Chad Ambassador to Canada
- Incumbent
- Assumed office 2014

= Mahamat Ali Adoum =

Chadian politician and diplomat

Mahamat Ali Adoum (محمد علي أدوم; born 14 November 1947) is a Chadian politician and diplomat who has served as the Ambassador of Chad to Canada since 2014. He previously represented the country to the European Community, United States, and the United Nations among other posts. From 1992 to 1993, he was also the Minister of Foreign Affairs.

== Early and personal life ==
Adoum was born on 14 November 1947 in Michimeré (Bahr el-Ghazal), which was then part of French Equatorial Africa. Adoum received a diploma in education from Université de Brazzaville, a bachelor's degree in political science from Université Laval in Quebec City, and his master's degree from the School of Advanced International Studies at Johns Hopkins University in Baltimore, Maryland.

He is married with four children.

==Career==
Adoum was Chad's Ambassador to the United States, Canada and Argentina from 1983 to 1992. He was appointed as Minister of Foreign Affairs on May 22, 1992, serving until July 1993. During this time, he was a co-agent representing the Chadian government at the International Court of Justice in 1993 regarding his country's territorial dispute with Libya.
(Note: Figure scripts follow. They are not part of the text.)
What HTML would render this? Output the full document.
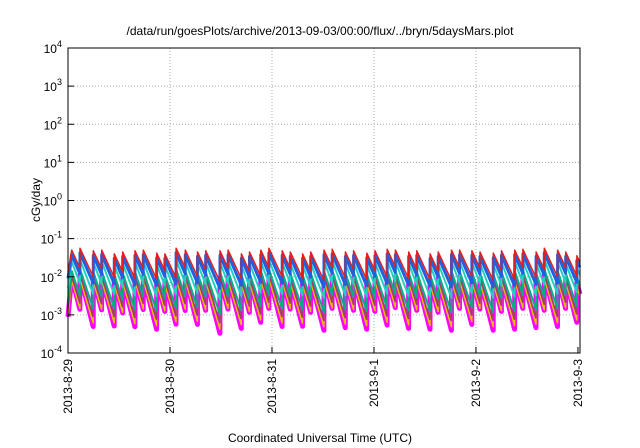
<!DOCTYPE html>
<html><head><meta charset="utf-8"><style>
body{margin:0;background:#fff}
svg{display:block;font-family:"Liberation Sans",sans-serif}
</style></head><body>
<svg width="640" height="448" viewBox="0 0 640 448">
<rect width="640" height="448" fill="#fff"/>
<text x="320" y="35" text-anchor="middle" font-size="12">/data/run/goesPlots/archive/2013-09-03/00:00/flux/../bryn/5daysMars.plot</text>
<g id="grid"></g>
<g id="series"></g>
<rect x="68" y="48" width="512" height="305" fill="none" stroke="#000" stroke-width="1"/>
<g id="axes"></g>
<text x="320" y="442" text-anchor="middle" font-size="12">Coordinated Universal Time (UTC)</text>
<text transform="translate(40,200) rotate(-90)" text-anchor="middle" font-size="12">cGy/day</text>
</svg>
<script>
const xTickLabels=["2013-8-29","2013-8-30","2013-8-31","2013-9-1","2013-9-2","2013-9-3"];
const yTickExps=[4,3,2,1,0,-1,-2,-3,-4];
const teethT=[0.036,0.118,0.248,0.33,0.454,0.536,0.657,0.738,0.87,0.95,1.06,1.15,1.27,1.35,1.49,1.57,1.70,1.78,1.89,1.97,2.10,2.18,2.30,2.38,2.51,2.59,2.72,2.80,2.93,3.01,3.13,3.21,3.34,3.42,3.55,3.63,3.76,3.84,3.96,4.04,4.17,4.25,4.38,4.46,4.59,4.67,4.80,4.88,4.99];
const teethAmp=[0.0,0.05,-0.02,0.0,-0.1,-0.05,-0.02,0.0,-0.08,-0.1,0.05,0.0,-0.05,-0.02,-0.02,0.0,-0.1,-0.05,0.0,0.05,-0.02,-0.05,-0.1,-0.05,0.0,0.02,-0.05,-0.02,-0.08,-0.02,0.02,0.0,-0.05,-0.02,-0.1,-0.05,0.0,0.0,-0.02,-0.05,-0.08,-0.02,0.0,0.02,-0.05,0.05,0.0,-0.05,-0.15];
const seriesNames=["magenta","yellow","brown","green","teal","blue","red"];
const seriesColors=["#ff00ff","#e0c000","#a04060","#00b080","#20d0c0","#2060e0","#e02020"];
const seriesWidths=[5,1.5,1.5,2,2,3,1.5];
const seriesPeak=[-2.0,-2.1,-2.0,-1.85,-1.6,-1.42,-1.3];
const seriesDecay=[10.5,9,8.5,8,7,6.2,5.8];
const X0=68,X1=580,Y0=48,Y1=353,XMAX=5.02;
const xs=t=>X0+(X1-X0)*t/XMAX;
const ys=e=>Y0+(4-e)*(Y1-Y0)/8;
const NS="http://www.w3.org/2000/svg";
const grid=document.getElementById('grid'),axes=document.getElementById('axes'),ser=document.getElementById('series');
function mk(tag,attrs,parent){const e=document.createElementNS(NS,tag);for(const k in attrs)e.setAttribute(k,attrs[k]);parent.appendChild(e);return e;}
yTickExps.forEach(e=>{
  const y=ys(e);
  if(e<4&&e>-4){const g=mk('line',{x1:X0,x2:X1,y1:y,y2:y,stroke:'#aaa','stroke-dasharray':'1,2'},grid);
  
  }
  const t=mk('line',{x1:X0,x2:X0+6,y1:y,y2:y,stroke:'#000'},axes);
  
  
  const tx=mk('text',{x:X0-6,y:y+5,'text-anchor':'end','font-size':'12'},axes);
  
  
  tx.innerHTML='10<tspan font-size="9" dy="-6">'+e+'</tspan>';
});
xTickLabels.forEach((lab,i)=>{
  const x=xs(i);
  if(i>0&&i<5){const g=mk('line',{x1:x,x2:x,y1:Y0,y2:Y1,stroke:'#aaa','stroke-dasharray':'1,2'},grid);
  
  }
  const t=mk('line',{x1:x,x2:x,y1:Y1,y2:Y1-6,stroke:'#000'},axes);
  
  
  const tx=mk('text',{transform:`translate(${x+4},${Y1+6}) rotate(-90)`,'text-anchor':'end','font-size':'12'},axes);
  
  
  tx.textContent=lab;
});
seriesNames.forEach((nm,s)=>{
  const pts=[];
  pts.push([0,seriesPeak[s]-seriesDecay[s]*0.1]);
  teethT.forEach((t,i)=>{
    const pk=seriesPeak[s]+teethAmp[i];
    const next=i+1<teethT.length?teethT[i+1]:XMAX;
    pts.push([t,pk]);
    pts.push([next-0.001,pk-seriesDecay[s]*(next-0.001-t)]);
  });
  const p=mk('polyline',{points:pts.map(q=>xs(q[0]).toFixed(1)+','+ys(q[1]).toFixed(1)).join(' '),fill:'none',stroke:seriesColors[s],'stroke-width':seriesWidths[s],'stroke-linejoin':'round'},ser);
  
  
});
</script>
</body></html>
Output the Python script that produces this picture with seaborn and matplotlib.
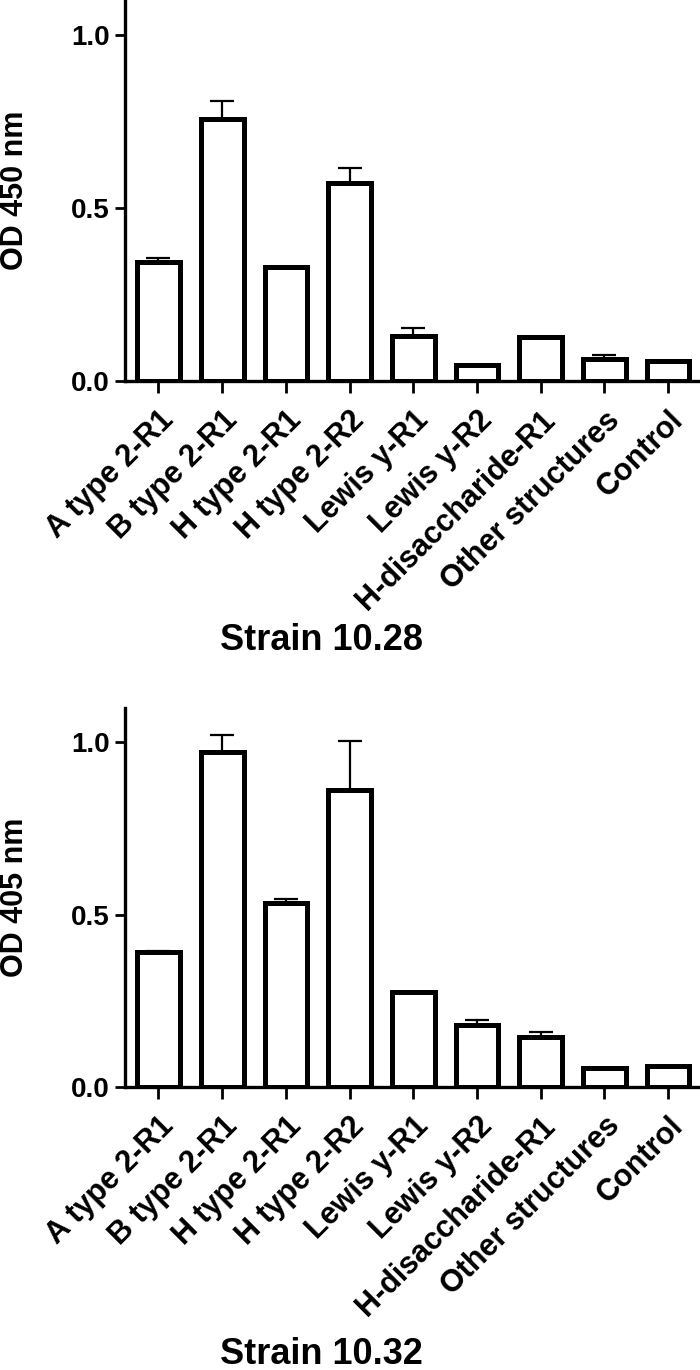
import matplotlib
matplotlib.use("Agg")
import matplotlib.pyplot as plt
import seaborn as sns
import numpy as np
import pandas as pd

categories = ["A type 2-R1", "B type 2-R1", "H type 2-R1", "H type 2-R2",
              "Lewis y-R1", "Lewis y-R2", "H-disaccharide-R1",
              "Other structures", "Control"]

top_means = [0.343, 0.757, 0.328, 0.572, 0.131, 0.046, 0.128, 0.064, 0.058]
top_errs = [0.011, 0.052, 0.0, 0.044, 0.022, 0.0, 0.0, 0.011, 0.0]

bottom_means = [0.392, 0.973, 0.535, 0.861, 0.274, 0.179, 0.145, 0.055, 0.060]
bottom_errs = [0.002, 0.050, 0.009, 0.143, 0.0, 0.015, 0.013, 0.0, 0.0]

yticks = [0.0, 0.5, 1.0]
ytick_labels = ["0.0", "0.5", "1.0"]
ylabels = ["OD 450 nm", "OD 405 nm"]
titles = ["Strain 10.28", "Strain 10.32"]

sns.set_style("ticks")
plt.rcParams['font.family'] = ['Liberation Sans', 'DejaVu Sans']
plt.rcParams['font.weight'] = 'bold'
plt.rcParams['text.color'] = 'black'
plt.rcParams['axes.labelcolor'] = 'black'
plt.rcParams['xtick.color'] = 'black'
plt.rcParams['ytick.color'] = 'black'

fig = plt.figure(figsize=(7, 13.7), dpi=100)
W, H = 700, 1370

def make_ax(left_px, top_px, bottom_px):
    return fig.add_axes([left_px / W, 1 - bottom_px / H,
                         (W - left_px) / W, (bottom_px - top_px) / H])

axes = [make_ax(125, 0, 381), make_ax(125, 708, 1086.7)]
data = [(top_means, top_errs), (bottom_means, bottom_errs)]
title_y = [641, 1355]

for ax, (means, errs), ylab, ttl, ty in zip(axes, data, ylabels, titles, title_y):
    df = pd.DataFrame({"cat": categories, "val": means})
    sns.barplot(data=df, x="cat", y="val", ax=ax, color="white",
                edgecolor="black", linewidth=3.6, width=0.67, errorbar=None,
                saturation=1)
    x = np.arange(len(categories))
    lower = np.zeros(len(errs))
    ax.errorbar(x, means, yerr=[lower, errs], fmt="none", ecolor="black",
                elinewidth=1.6, capsize=8.5, capthick=1.6, zorder=1)
    ax.set_xlim(-0.525, 8.5)
    ax.set_ylim(0, 1.1)
    ax.set_yticks(yticks)
    ax.set_yticklabels(ytick_labels, fontsize=20, fontweight="bold",
                       color="black")
    ax.set_xticks(x)
    ax.set_xticklabels(categories, rotation=45, ha="right", va="top",
                       rotation_mode="anchor", fontsize=22, fontweight="bold",
                       color="black")
    ax.set_xlabel("")
    ax.set_ylabel(ylab, fontsize=22, fontweight="bold", color="black",
                  va="center")
    ax.yaxis.set_label_coords(-0.191, 0.5)
    for s in ["top", "right"]:
        ax.spines[s].set_visible(False)
    for s in ["left", "bottom"]:
        ax.spines[s].set_linewidth(2.4)
        ax.spines[s].set_color("black")
    ax.tick_params(axis="y", width=2.0, length=7.2, pad=3.6)
    ax.tick_params(axis="x", width=2.0, length=8.6, pad=9)
    fig.text(321 / W, 1 - ty / H, ttl, ha="center", va="center",
             fontsize=26, fontweight="bold", color="black")

fig.savefig("out.png", dpi=100)
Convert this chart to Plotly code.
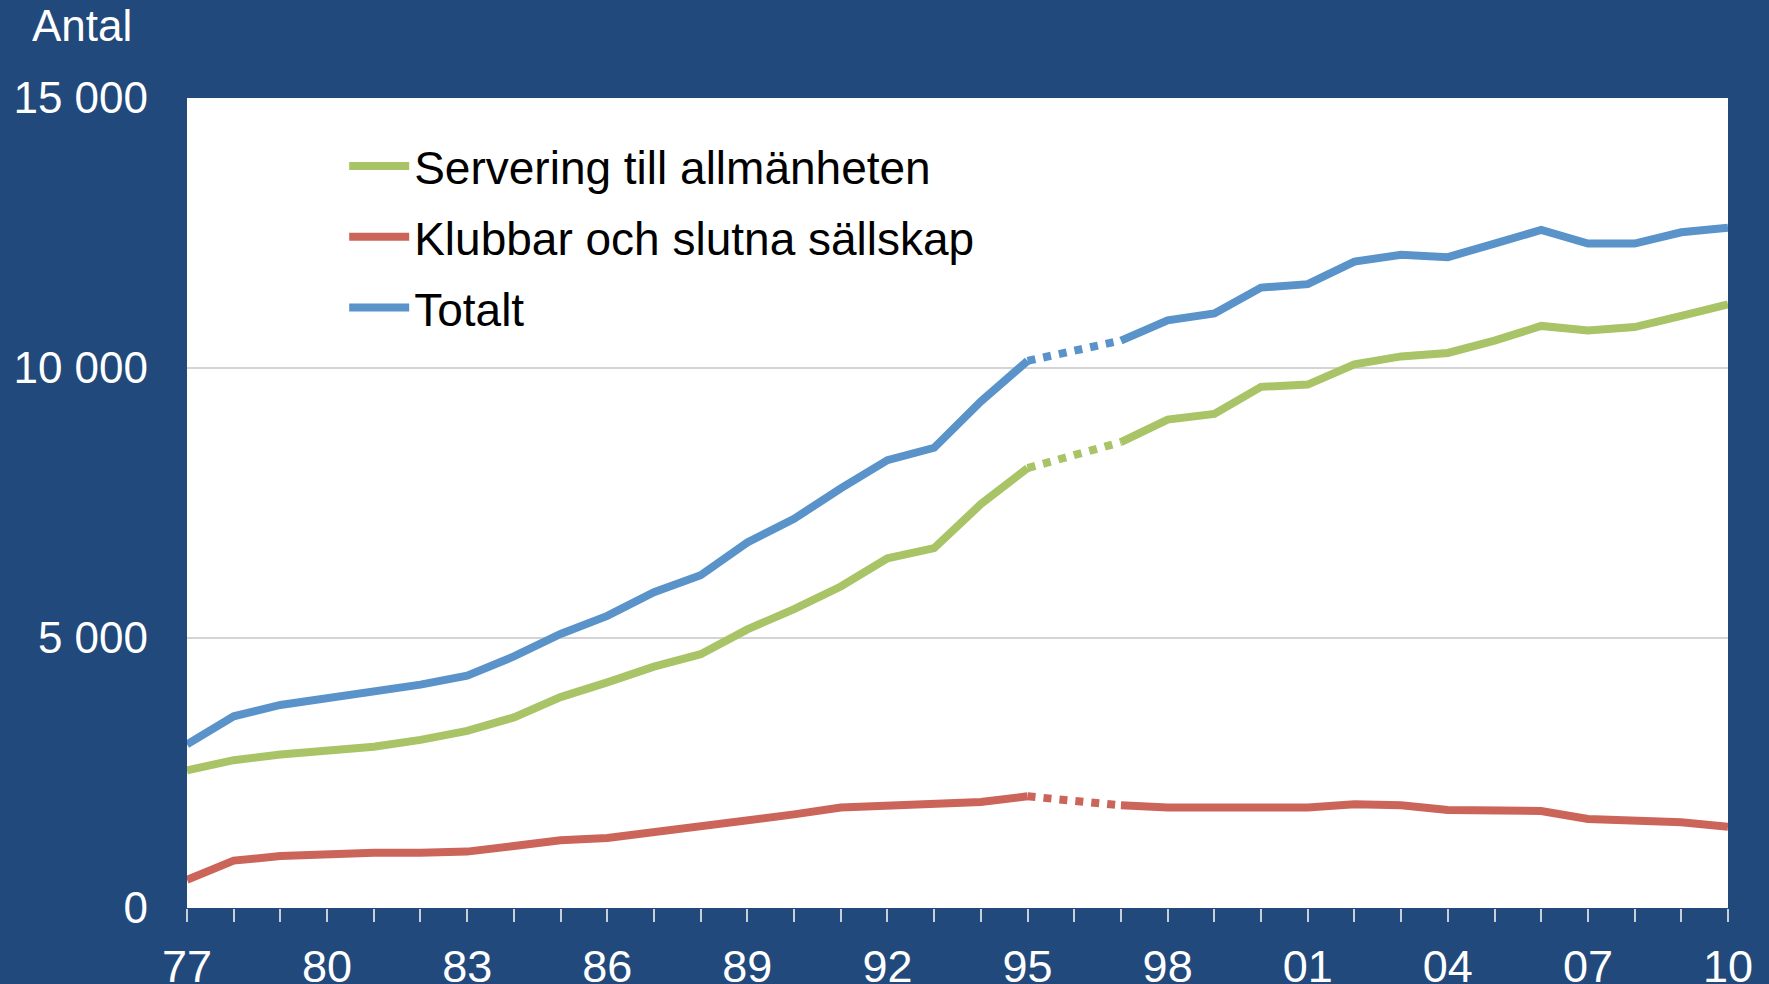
import plotly.graph_objects as go

# Data (1996 missing -> dotted connector between 1995 and 1997)
years = list(range(1977, 2011))
servering = [2549, 2737, 2841, 2904, 2987, 3113, 3280, 3530, 3906, 4178,
             4470, 4700, 5160, 5536, 5954, 6476, 6664, 7479, 8147, None,
             8627, 9045, 9150, 9651, 9693, 10069, 10215, 10278, 10508, 10779,
             10696, 10758, 10967, 11176]
klubbar = [522, 877, 961, 1003, 1024, 1024, 1044, 1149, 1253, 1295,
           1400, 1504, 1629, 1734, 1859, 1901, 1922, 1964, 2068, None,
           1901, 1859, 1859, 1859, 1859, 1922, 1901, 1817, 1817, 1796,
           1650, 1609, 1588, 1504]
totalt = [3030, 3551, 3760, 3885, 3990, 4136, 4303, 4658, 5076, 5410,
          5849, 6163, 6768, 7207, 7771, 8293, 8523, 9380, 10132, None,
          10508, 10884, 11009, 11489, 11552, 11970, 12095, 12053, 12304, 12555,
          12304, 12304, 12513, 12597]
tick_years = years
tick_text = [f"{y % 100:02d}" if (y - 1977) % 3 == 0 else "" for y in years]

series = [
    ("Servering till allmänheten", servering, "#a8c466"),
    ("Klubbar och slutna sällskap", klubbar, "#cb655a"),
    ("Totalt", totalt, "#5a93c9"),
]

bg = "#21497c"
fig = go.Figure()
for name, vals, col in series:
    fig.add_trace(go.Scatter(x=years, y=vals, mode="lines", name=name, legendgroup=name,
                             line=dict(color=col, width=8), connectgaps=False))
    # dotted bridge over the gap
    i = years.index(1996)
    fig.add_trace(go.Scatter(x=[years[i - 1], years[i + 1]], y=[vals[i - 1], vals[i + 1]],
                             mode="lines", showlegend=False, hoverinfo="skip", legendgroup=name,
                             line=dict(color=col, width=8, dash="dot")))

fig.update_layout(
    width=1769, height=984,
    paper_bgcolor=bg, plot_bgcolor="white",
    margin=dict(l=187, r=41, t=98, b=76),
    font=dict(family="Liberation Sans, Arial", size=44, color="white"),
    showlegend=True,
    legend=dict(x=0.102, y=0.961, xanchor="left", yanchor="top",
                bgcolor="rgba(0,0,0,0)", font=dict(size=46, color="black"),
                tracegroupgap=8, itemwidth=60),
)
fig.update_xaxes(range=[1977, 2010], tickvals=tick_years, ticktext=tick_text,
                 ticks="outside", ticklen=13, tickwidth=2, tickcolor="#c9cfd8",
                 showgrid=False, zeroline=False, showline=False, automargin=False,
                 tickfont=dict(size=45), ticklabelstandoff=6)
fig.update_yaxes(range=[0, 15000], tickvals=[0, 5000, 10000, 15000],
                 ticktext=["0", "5 000", "10 000", "15 000"],
                 showgrid=True, gridcolor="#d4d4d4", gridwidth=2,
                 zeroline=False, showline=False, ticks="", automargin=False,
                 ticklabelstandoff=38)
fig.add_annotation(text="Antal", xref="paper", yref="paper", x=-0.102, y=1.09,
                   xanchor="left", yanchor="middle", showarrow=False,
                   font=dict(size=44, color="white"))

fig.write_html("out.html", config={"displayModeBar": False},
               post_script="document.body.style.margin='0';document.body.style.overflow='hidden';")
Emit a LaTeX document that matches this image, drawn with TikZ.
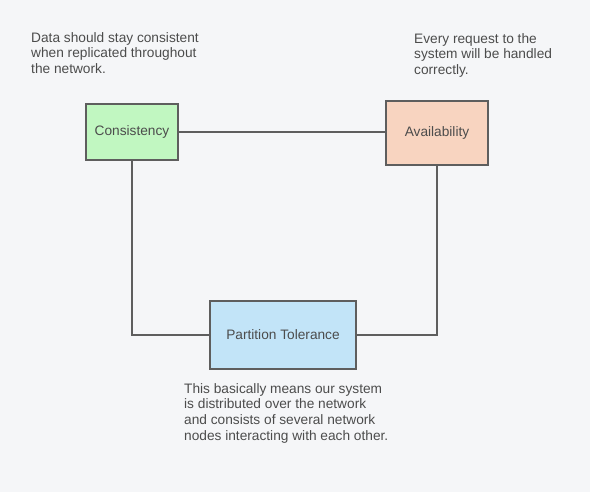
\documentclass[tikz,border=0pt]{standalone}
\usepackage{fontspec}
\setmainfont{Liberation Sans}
\usepackage{xcolor}
\usetikzlibrary{positioning,calc}

\definecolor{bgcol}{HTML}{F5F6F8}
\definecolor{edgecol}{HTML}{5E5E5E}
\definecolor{txtcol}{HTML}{4C4C4C}
\definecolor{cfill}{HTML}{C1F7C1}
\definecolor{afill}{HTML}{F8D4C0}
\definecolor{pfill}{HTML}{C2E4F8}

\begin{document}
\begin{tikzpicture}[x=1pt, y=-1pt,
    box/.style={draw=edgecol, line width=1.4pt, rectangle, inner sep=0pt, text=txtcol,
        font=\fontsize{13.7}{15.7}\selectfont},
    note/.style={inner sep=0pt, anchor=north west, align=left, text=txtcol,
        font=\fontsize{13.7}{15.7}\selectfont},
    link/.style={draw=edgecol, line width=1.4pt}]
    \fill[bgcol] (0,0) rectangle (590,492);
    \useasboundingbox (0,0) rectangle (590,492);

    \node[box, fill=cfill, minimum width=92pt, minimum height=56pt] (cons) at (132,132) {Consistency};
    \node[box, fill=afill, minimum width=102pt, minimum height=64pt] (avail) at (437,133) {Availability};
    \node[box, fill=pfill, minimum width=146pt, minimum height=68pt] (part) at (283,335) {Partition Tolerance};

    \node[note] (consnote) at (31,32) {Data should stay consistent\\when replicated throughout\\the network.};
    \node[note] (availnote) at (414,33) {Every request to the\\system will be handled\\correctly.};
    \node[note] (partnote) at (184,383) {This basically means our system\\is distributed over the network\\and consists of several network\\nodes interacting with each other.};

    % Edges
    \draw[link] (cons.east) -- (cons.east -| avail.west);
    \draw[link] (cons.south) |- (part.west);
    \draw[link] (avail.south) |- (part.east);
\end{tikzpicture}
\end{document}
In April 1994, Adoum joined the World Bank as Senior Advisor to the Executive Director for African French-speaking countries, and he remained at the World Bank until 2003. He was later appointed as Permanent Representative of Chad to the United Nations, presenting his credentials to the UN Secretary-General on February 15, 2005. He served until 2013 when he was replaced by Cherif Mahamat Zene.

He has also represented Chad in Belgium, Netherlands, Luxembourg, United Kingdom and the European Community.

In May 2014, Adoum was appointed as Ambassador to Canada.